* Start Provided material *
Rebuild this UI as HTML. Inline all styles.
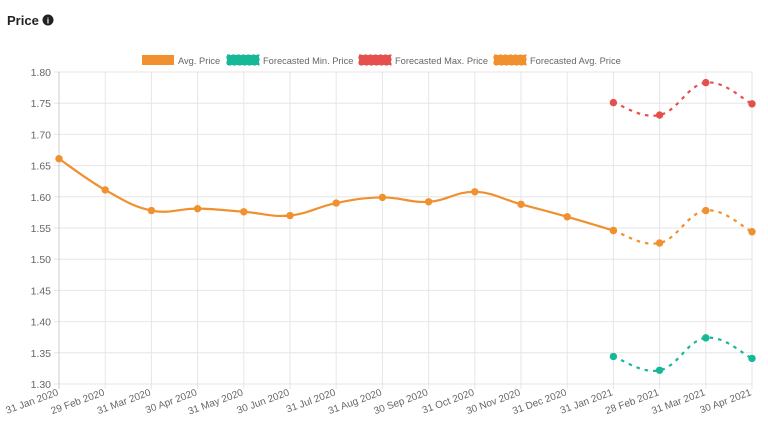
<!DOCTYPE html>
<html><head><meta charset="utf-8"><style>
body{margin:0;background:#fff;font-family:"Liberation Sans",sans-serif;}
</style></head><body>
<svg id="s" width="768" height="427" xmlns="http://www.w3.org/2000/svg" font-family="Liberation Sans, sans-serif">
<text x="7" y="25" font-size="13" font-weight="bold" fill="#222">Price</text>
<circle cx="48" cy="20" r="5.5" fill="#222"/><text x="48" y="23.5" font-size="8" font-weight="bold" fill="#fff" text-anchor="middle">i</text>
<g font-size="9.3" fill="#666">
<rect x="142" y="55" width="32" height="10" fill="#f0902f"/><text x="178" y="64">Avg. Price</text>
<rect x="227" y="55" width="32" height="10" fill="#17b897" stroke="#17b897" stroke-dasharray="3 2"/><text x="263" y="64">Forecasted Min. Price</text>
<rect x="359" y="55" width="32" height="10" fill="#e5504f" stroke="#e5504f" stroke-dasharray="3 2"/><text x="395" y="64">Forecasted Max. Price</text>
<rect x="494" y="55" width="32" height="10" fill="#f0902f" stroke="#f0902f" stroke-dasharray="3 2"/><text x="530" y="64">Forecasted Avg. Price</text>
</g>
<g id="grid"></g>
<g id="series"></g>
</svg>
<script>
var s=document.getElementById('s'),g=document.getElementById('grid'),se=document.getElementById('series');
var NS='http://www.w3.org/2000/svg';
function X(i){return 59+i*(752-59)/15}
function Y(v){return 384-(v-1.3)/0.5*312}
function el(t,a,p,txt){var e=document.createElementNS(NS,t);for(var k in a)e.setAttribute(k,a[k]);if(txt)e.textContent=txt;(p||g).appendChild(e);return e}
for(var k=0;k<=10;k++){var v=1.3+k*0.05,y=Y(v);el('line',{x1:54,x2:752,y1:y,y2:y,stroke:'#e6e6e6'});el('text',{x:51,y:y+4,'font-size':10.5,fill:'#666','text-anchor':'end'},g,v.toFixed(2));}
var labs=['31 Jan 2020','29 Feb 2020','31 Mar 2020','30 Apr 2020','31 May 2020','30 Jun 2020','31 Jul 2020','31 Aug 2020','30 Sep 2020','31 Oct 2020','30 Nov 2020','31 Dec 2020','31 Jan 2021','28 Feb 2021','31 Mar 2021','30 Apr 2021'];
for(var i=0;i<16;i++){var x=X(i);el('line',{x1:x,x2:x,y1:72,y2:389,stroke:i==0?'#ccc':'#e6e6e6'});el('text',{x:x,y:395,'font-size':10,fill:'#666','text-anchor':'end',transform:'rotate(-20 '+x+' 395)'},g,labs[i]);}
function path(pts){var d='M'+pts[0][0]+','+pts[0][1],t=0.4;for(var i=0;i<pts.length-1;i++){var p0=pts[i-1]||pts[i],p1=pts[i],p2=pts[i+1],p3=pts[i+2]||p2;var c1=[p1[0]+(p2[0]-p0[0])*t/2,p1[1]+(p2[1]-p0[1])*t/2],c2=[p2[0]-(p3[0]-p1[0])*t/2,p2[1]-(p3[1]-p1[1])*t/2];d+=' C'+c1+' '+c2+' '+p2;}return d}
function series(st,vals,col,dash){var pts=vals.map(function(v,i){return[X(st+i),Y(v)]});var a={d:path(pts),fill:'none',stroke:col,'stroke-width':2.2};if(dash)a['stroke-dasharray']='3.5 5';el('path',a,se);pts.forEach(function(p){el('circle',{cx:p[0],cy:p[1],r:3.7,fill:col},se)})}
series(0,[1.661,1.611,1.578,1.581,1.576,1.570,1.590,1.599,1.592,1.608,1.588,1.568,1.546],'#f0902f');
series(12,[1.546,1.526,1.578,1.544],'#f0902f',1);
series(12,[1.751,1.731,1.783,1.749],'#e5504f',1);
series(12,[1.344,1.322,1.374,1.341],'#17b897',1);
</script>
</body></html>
* End Provided material *
- **Exercise aim**
Give the data again exactly as written, with all pictures left out.

- **Task response**
Rebuild this UI as HTML. Inline all styles.
<!DOCTYPE html>
<html><head><meta charset="utf-8"><style>
body{margin:0;background:#fff;font-family:"Liberation Sans",sans-serif;}
</style></head><body>
<svg id="s" width="768" height="427" xmlns="http://www.w3.org/2000/svg" font-family="Liberation Sans, sans-serif">
<text x="7" y="25" font-size="13" font-weight="bold" fill="#222">Price</text>
<circle cx="48" cy="20" r="5.5" fill="#222"/><text x="48" y="23.5" font-size="8" font-weight="bold" fill="#fff" text-anchor="middle">i</text>
<g font-size="9.3" fill="#666">
<rect x="142" y="55" width="32" height="10" fill="#f0902f"/><text x="178" y="64">Avg. Price</text>
<rect x="227" y="55" width="32" height="10" fill="#17b897" stroke="#17b897" stroke-dasharray="3 2"/><text x="263" y="64">Forecasted Min. Price</text>
<rect x="359" y="55" width="32" height="10" fill="#e5504f" stroke="#e5504f" stroke-dasharray="3 2"/><text x="395" y="64">Forecasted Max. Price</text>
<rect x="494" y="55" width="32" height="10" fill="#f0902f" stroke="#f0902f" stroke-dasharray="3 2"/><text x="530" y="64">Forecasted Avg. Price</text>
</g>
<g id="grid"></g>
<g id="series"></g>
</svg>
<script>
var s=document.getElementById('s'),g=document.getElementById('grid'),se=document.getElementById('series');
var NS='http://www.w3.org/2000/svg';
function X(i){return 59+i*(752-59)/15}
function Y(v){return 384-(v-1.3)/0.5*312}
function el(t,a,p,txt){var e=document.createElementNS(NS,t);for(var k in a)e.setAttribute(k,a[k]);if(txt)e.textContent=txt;(p||g).appendChild(e);return e}
for(var k=0;k<=10;k++){var v=1.3+k*0.05,y=Y(v);el('line',{x1:54,x2:752,y1:y,y2:y,stroke:'#e6e6e6'});el('text',{x:51,y:y+4,'font-size':10.5,fill:'#666','text-anchor':'end'},g,v.toFixed(2));}
var labs=['31 Jan 2020','29 Feb 2020','31 Mar 2020','30 Apr 2020','31 May 2020','30 Jun 2020','31 Jul 2020','31 Aug 2020','30 Sep 2020','31 Oct 2020','30 Nov 2020','31 Dec 2020','31 Jan 2021','28 Feb 2021','31 Mar 2021','30 Apr 2021'];
for(var i=0;i<16;i++){var x=X(i);el('line',{x1:x,x2:x,y1:72,y2:389,stroke:i==0?'#ccc':'#e6e6e6'});el('text',{x:x,y:395,'font-size':10,fill:'#666','text-anchor':'end',transform:'rotate(-20 '+x+' 395)'},g,labs[i]);}
function path(pts){var d='M'+pts[0][0]+','+pts[0][1],t=0.4;for(var i=0;i<pts.length-1;i++){var p0=pts[i-1]||pts[i],p1=pts[i],p2=pts[i+1],p3=pts[i+2]||p2;var c1=[p1[0]+(p2[0]-p0[0])*t/2,p1[1]+(p2[1]-p0[1])*t/2],c2=[p2[0]-(p3[0]-p1[0])*t/2,p2[1]-(p3[1]-p1[1])*t/2];d+=' C'+c1+' '+c2+' '+p2;}return d}
function series(st,vals,col,dash){var pts=vals.map(function(v,i){return[X(st+i),Y(v)]});var a={d:path(pts),fill:'none',stroke:col,'stroke-width':2.2};if(dash)a['stroke-dasharray']='3.5 5';el('path',a,se);pts.forEach(function(p){el('circle',{cx:p[0],cy:p[1],r:3.7,fill:col},se)})}
series(0,[1.661,1.611,1.578,1.581,1.576,1.570,1.590,1.599,1.592,1.608,1.588,1.568,1.546],'#f0902f');
series(12,[1.546,1.526,1.578,1.544],'#f0902f',1);
series(12,[1.751,1.731,1.783,1.749],'#e5504f',1);
series(12,[1.344,1.322,1.374,1.341],'#17b897',1);
</script>
</body></html>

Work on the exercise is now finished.